Die Virtualisierung von Collaboration-Lösungen ist längst keine Zukunftsvision mehr. Bei einer Entscheidung für die Public Cloud muss die Lösung stark standardisiert aufgesetzt werden, um die gewünschten Kosteneffekte zu erreichen. Dementgegen kann in einer Enterprise Cloud eine auf die Geschäftsprozesse individuell zugeschnittene Lösung bereitgestellt werden und den größtmöglichen Prozessnutzen entfalten. Der Entscheider hat somit die Wahl zwischen einem wirtschaftlich optimierten "Maßanzug" oder einer preiswerten Standardlösung mit zusätzlichen Herausforderungen in Bezug auf Datenschutz, Sicherheit und Verfügbarkeit.

Dieser "Maßanzug" ist in der Lage, jedem Mitarbeiter an seinem Arbeitsplatz auf effiziente Art und Weise die Werkzeuge zur Verfügung zu stellen, die er benötigt. Die Bereitstellung kann auf den vom Mitarbeiter für seine Tätigkeit benötigten Endgeräten mit einer für ihn einfach zu erlernenden, einheitlichen Oberfläche erfolgen.

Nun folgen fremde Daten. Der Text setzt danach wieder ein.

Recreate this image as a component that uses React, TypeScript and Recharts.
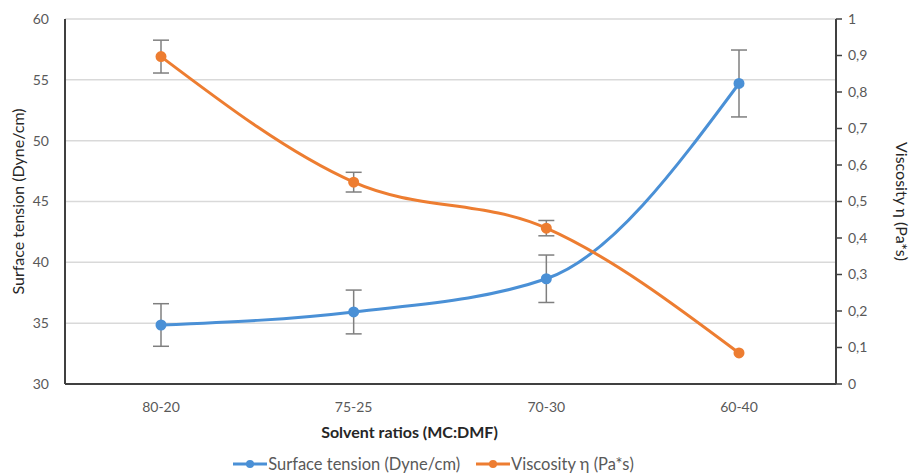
import {
  LineChart, Line, XAxis, YAxis, CartesianGrid,
  ErrorBar, Legend, Label,
} from 'recharts'

const ratios        = ['80-20', '75-25', '70-30', '60-40']
const tension       = [34.85, 35.92, 38.65, 54.7]
const tensionErr    = [1.75, 1.8, 1.95, 2.75]
const viscosity     = [0.897, 0.553, 0.427, 0.085]
const viscosityErr  = [0.045, 0.027, 0.021, 0]
const leftTicks     = [30, 35, 40, 45, 50, 55, 60]
const rightTicks    = [0, 0.1, 0.2, 0.3, 0.4, 0.5, 0.6, 0.7, 0.8, 0.9, 1]

const BLUE   = '#4a90d6'
const ORANGE = '#ed7d31'
const TEXT   = '#595959'
const FONT   = 'Lato, "Open Sans", sans-serif'

const seriesNames = ['Surface tension (Dyne/cm)', 'Viscosity η (Pa*s)']

const data = ratios.map((r, i) => ({
  ratio:   r,
  tension: tension[i],
  tErr:    tensionErr[i],
  visc:    viscosity[i],
  vErr:    viscosityErr[i],
}))

function ChartLegend() {
  const colors = [BLUE, ORANGE]
  return (
    <div style={{ display: 'flex', justifyContent: 'center', gap: 16, fontFamily: FONT, fontSize: 16.5, color: TEXT, marginLeft: -50 }}>
      {seriesNames.map((n, i) => (
        <span key={n} style={{ display: 'flex', alignItems: 'center' }}>
          <svg width={34} height={10} style={{ marginRight: 1 }}>
            <line x1={0} y1={5} x2={34} y2={5} stroke={colors[i]} strokeWidth={3} />
            <circle cx={17} cy={5} r={4} fill={colors[i]} />
          </svg>
          {n}
        </span>
      ))}
    </div>
  )
}

const tick = { fill: TEXT, fontSize: 14, fontFamily: FONT }

export default function App() {
  return (
    <div style={{ position: 'absolute', left: 0, top: 0, background: '#fff' }}>
      <LineChart width={917} height={475} data={data} margin={{ top: 19, right: 21, left: 10, bottom: 61 }}>
        <CartesianGrid yAxisId="left" vertical={false} stroke="#d9d9d9" strokeWidth={1.5} />
        <XAxis
          dataKey="ratio"
          padding={{ left: 96, right: 97 }}
          tick={tick}
          tickLine={false}
          axisLine={{ stroke: '#404040', strokeWidth: 2 }}
          tickMargin={12}
          height={30}
        >
          <Label value="Solvent ratios (MC:DMF)" position="insideBottom" offset={-24} dx={-41}
            style={{ fill: '#262626', fontSize: 16, fontWeight: 700, fontFamily: FONT }} />
        </XAxis>
        <YAxis
          yAxisId="left"
          domain={[30, 60]}
          ticks={leftTicks}
          tick={tick}
          tickLine={false}
          axisLine={{ stroke: '#404040', strokeWidth: 2 }}
          tickMargin={10}
          width={55}
        >
          <Label value="Surface tension  (Dyne/cm)" angle={-90} position="insideLeft" offset={8}
            style={{ textAnchor: 'middle', fill: '#262626', fontSize: 16, fontFamily: FONT }} />
        </YAxis>
        <YAxis
          yAxisId="right"
          orientation="right"
          domain={[0, 1]}
          ticks={rightTicks}
          tick={tick}
          tickFormatter={v => String(v).replace('.', ',')}
          tickLine={{ stroke: '#404040', strokeWidth: 1.5 }}
          tickSize={6}
          axisLine={{ stroke: '#404040', strokeWidth: 2 }}
          tickMargin={6}
          width={60}
        >
          <Label value="Viscosity η (Pa*s)" angle={90} position="insideRight" offset={-6}
            style={{ textAnchor: 'middle', fill: '#262626', fontSize: 16, fontFamily: FONT }} />
        </YAxis>
        <Line
          yAxisId="left"
          type="monotone"
          dataKey="tension"
          stroke={BLUE}
          strokeWidth={3}
          dot={{ r: 4, fill: BLUE, stroke: BLUE }}
          isAnimationActive={false}
        >
          <ErrorBar dataKey="tErr" width={8} stroke="#7f7f7f" strokeWidth={1.5} />
        </Line>
        <Line
          yAxisId="right"
          type="monotone"
          dataKey="visc"
          stroke={ORANGE}
          strokeWidth={3}
          dot={{ r: 4, fill: ORANGE, stroke: ORANGE }}
          isAnimationActive={false}
        >
          <ErrorBar dataKey="vErr" width={8} stroke="#7f7f7f" strokeWidth={1.5} />
        </Line>
        <Legend
          verticalAlign="middle"
          align="center"
          content={<ChartLegend />}
          wrapperStyle={{ top: 454, left: 0, width: 917 }}
        />
      </LineChart>
    </div>
  )
}
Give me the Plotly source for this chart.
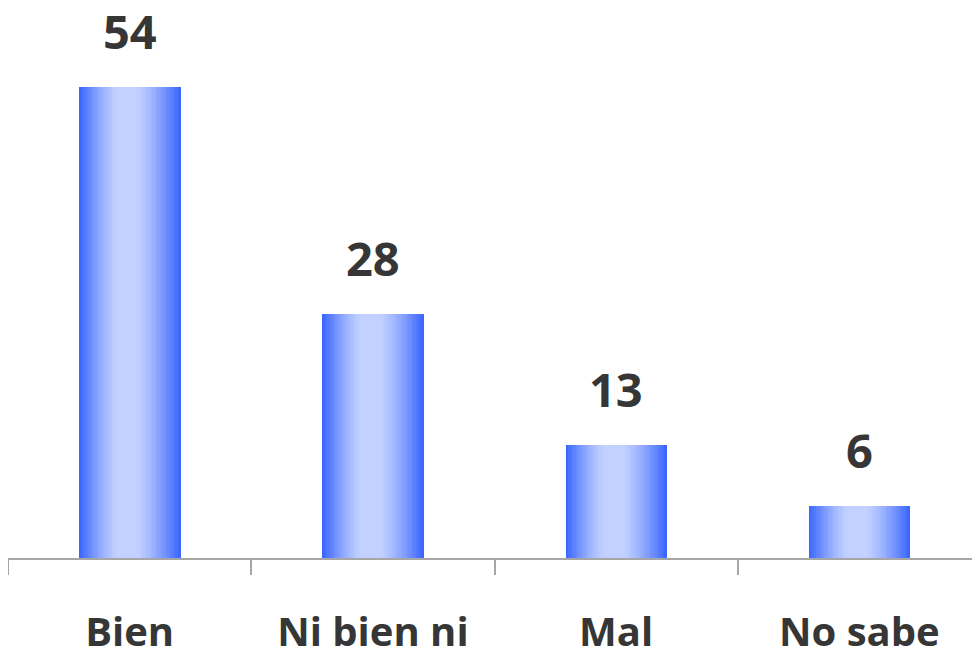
import plotly.graph_objects as go

categories = ["Bien", "Ni bien ni", "Mal", "No sabe"]
values = [54, 28, 13, 6]

EDGE = (56, 100, 255)
LIGHT = (194, 209, 255)
N_SLICES = 40
BAR_W = 0.415

def shade(t):
    # horizontal gradient: blue edges, light centre (centre slightly left)
    c = 0.47
    d = abs(t - c) / (c if t < c else 1 - c)
    if d < 0.18:
        f = 1.0
    else:
        f = max(0.0, 1 - ((d - 0.18) / 0.82) ** 1.3)
    r = [round(EDGE[k] + (LIGHT[k] - EDGE[k]) * f) for k in range(3)]
    return f"rgb({r[0]},{r[1]},{r[2]})"

fig = go.Figure()
w = BAR_W / N_SLICES
for i in range(N_SLICES):
    t = (i + 0.5) / N_SLICES
    fig.add_trace(go.Bar(
        x=categories, y=values,
        width=w * 1.25, offset=-BAR_W / 2 + i * w,
        marker=dict(color=shade(t), line=dict(width=0)),
        showlegend=False, hoverinfo="skip" if i else "x+y",
    ))

for c, v in zip(categories, values):
    fig.add_annotation(
        x=c, y=v, text=f"<b>{v}</b>", showarrow=False,
        yanchor="bottom", yshift=22,
        font=dict(family="Open Sans", size=47, color="#363636"),
    )

fig.update_layout(
    width=980, height=652,
    margin=dict(l=0, r=7, t=0, b=102),
    paper_bgcolor="white", plot_bgcolor="white",
    barmode="overlay", bargap=0,
    font=dict(family="Open Sans", color="#363636"),
)
fig.update_xaxes(
    type="category", showline=True, linecolor="#a6a6a6", linewidth=2,
    ticks="outside", ticklen=15, tickwidth=2, tickcolor="#a6a6a6",
    tickson="boundaries", showgrid=False,
    tickfont=dict(family="Open Sans", size=40, color="#363636", weight="bold"),
    ticklabelstandoff=38,
    range=[-0.5, 3.5],
)
fig.update_yaxes(range=[0, 63.05], visible=False, showgrid=False)

fig.write_html("out.html")
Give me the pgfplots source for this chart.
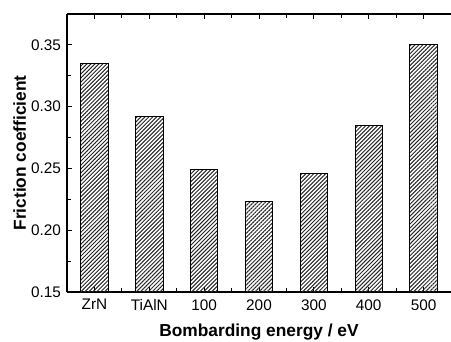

Collaboration-Lösungen schaffen die Möglichkeit, komplexe Vorgänge durch Kommunikation zu vereinfachen, Dienste wie Video zu integrieren, Schnittstellen zu reduzieren und Medienbrüche zu vermeiden. Dieses Potenzial darf nicht - auf der Suche nach dem günstigsten Preis - dem unzulässigen Vergleich zwischen Äpfeln und Birnen geopfert werden.